McGraw-Hill Dictionary of Scientific & Technical Terms, 6E, Copyright © 2003 by The McGraw-Hill Companies, Inc.
The following article is from The Great Soviet Encyclopedia (1979). It might be outdated or ideologically biased.

Chlamydobacteriales

 

(iron bacteria), an order of filamentous bacteria up to 1 cm in length that are divided by septa into cylindrical cells, each of which measures 0.5–2μ by 2–5μ. Chlamydobacteria, which are nonpathogenic aerobic heterotrophs, do not form endospores. They live in freshwaters and can be grown on various nutrient media.

Certain chlamydobacteria, for example Sphaerotilus natans, form visible whitish tassels in bodies of water. Groups of chlamydobacteria are enclosed in a sheath formed from a mucous membrane. In Leptothrix ochracea the sheath is rust-colored as a result of being impregnated with iron hydroxide.
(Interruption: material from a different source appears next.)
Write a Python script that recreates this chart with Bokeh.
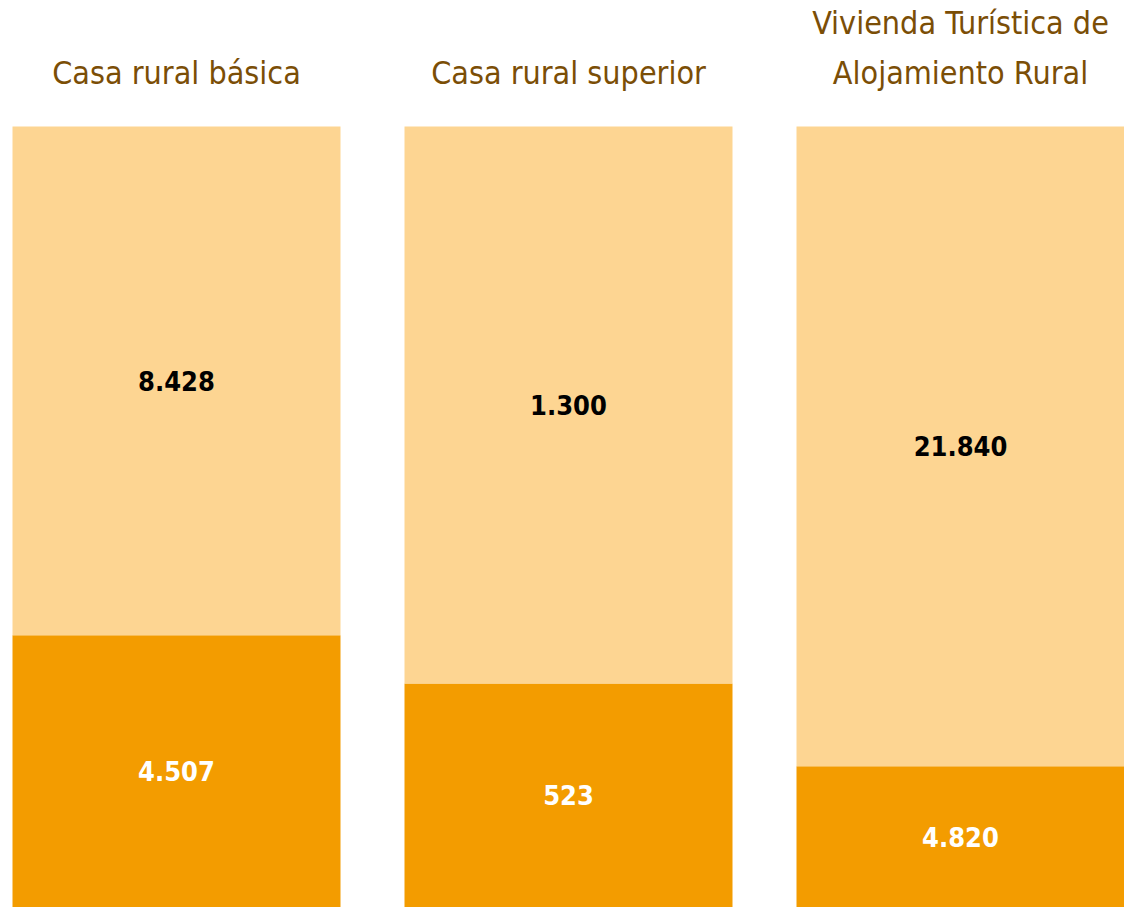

Chlamydobacteria can reproduce either by the detachment of individual nonmotile cells as a result of the development of transverse septa in the filament or by motile swarmers, which appear at the end of the filament and are able to swim with the aid of flagella. Both the nonmotile cells and the swarmers grow to give rise to new filaments, which can either be free-floating or fixed to a solid substrate. False branching is observed in many chlamydobacteria.